Investigating Ice Specific Heat of Fusion

[chawki]

Homework Statement

The ice piece of 380 g was taken from the deep-freezer, temperature was -9,6 °C, and well insulated container to the being stone-cold ( 0 °C) water. Inside the Ice piece was small temperature detector.
When temperature of the the ice piece had balanced 0 °C. part of the water was frozen
to the surface. Ice was taken from water and were weighed again, the result gots 403 g.

Homework Equations

a) How much energy was released from the water amount, which froze.
b) Define the ice specific heat capacity.
Ice specific heat of fusion is 334 kJ/kg.

The Attempt at a Solution

a)
we calculate Q ? but with which mass
Q=m*Cp.T

 

[gneill]

The original mass of ice is the sink for the heat, allowing new ice to form. How much new ice formed? How much heat had to be removed from it in order for it to freeze?

 

[chawki]

The original mass of ice is the sink for the heat, allowing new ice to form. How much new ice formed? How much heat had to be removed from it in order for it to freeze?

new ice is 403-380=23g ?

 

[chawki]

Q=m*Cp*T
Q=0.023*4.2*9.6 = 0.92736 J ?

 

[gneill]

Q=m*Cp*T
Q=0.023*4.2*9.6 = 0.92736 J ?

Where did 4.2 come from?

 

[chawki]

I assumed it's the specific heat 4.2Kj/(kg*C)

 

[gneill]

The newly formed ice underwent a phase transition from liquid at zero degrees C to solid at zero degrees C: no temperature change. Use the heat of fusion; that's what it's for.

 

[chawki]

can you please tell me the law for the heat of fusion

 

[gneill]

Take a look at the units attached to it: kJ/kg . Note that, unlike specific heat, there's no °C in the denominator. This suggests that whatever operation takes place (in this case freezing or melting) occurs at a single temperature. And in fact, here we have water at 0C turning to ice at 0C.

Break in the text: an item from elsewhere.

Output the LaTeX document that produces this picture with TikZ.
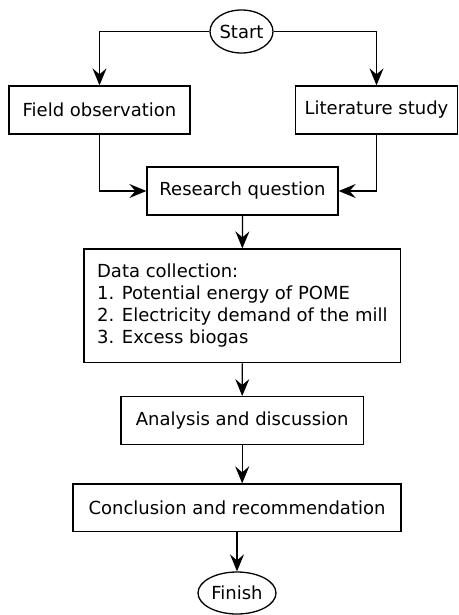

So, simply multiply the heat of fusion by the grams of substance that undergoes the change to determine how many Joules of energy will be required or released (melting takes energy input, freezing requires energy to be extracted).

Q = m*H_f

 

[chawki]

Take a look at the units attached to it: kJ/kg . Note that, unlike specific heat, there's no °C in the denominator. This suggests that whatever operation takes place (in this case freezing or melting) occurs at a single temperature. And in fact, here we have water at 0C turning to ice at 0C.

So, simply multiply the heat of fusion by the grams of substance that undergoes the change to determine how many Joules of energy will be required or released (melting takes energy input, freezing requires energy to be extracted).

Q = m*H_f

Ok, so it's
Q=0.38*334
Q=126.92 J

 

[gneill]

The 380 gram piece of ice was already ice, and it didn't melt. So the heat of fusion doesn't apply to its temperature change.

You want to use the newly formed ice, which changed from liquid to solid.

 

[chawki]

ok so it's that 23g ?
Q=0.023*334
Q=7.682 J
( i have to say that the way they explained what they did is still not very clear to me)

 

[gneill]

Watch your powers of ten; That should be kJ.

That's the energy that was extracted from the water in order to turn it to ice. In turn, this energy went into the existing ice to warm it up (from -9.6C).

 

[chawki]

Q = 7682 J ( as i prefer to use Joules)

 

[chawki]

Then how we will find Cp ? from Q=m*Cp*T ?

 

[gneill]

Yes.

 

[chawki]

which mass we use? the initial mass or the mass after after it melted ?

 

[gneill]

Nothing melted. New ice formed. The initial piece of ice warmed up, from -9.6 to 0C. You're interested in the warming of the initial piece of ice due to the heat it obtained from the freezing of the new ice.

 

[chawki]

Nothing melted. New ice formed. The initial piece of ice warmed up, from -9.6 to 0C. You're interested in the warming of the initial piece of ice due to the heat it obtained from the freezing of the new ice.

so it's probably 0.38 Kg
But when we substitute Q as 7.682 kj?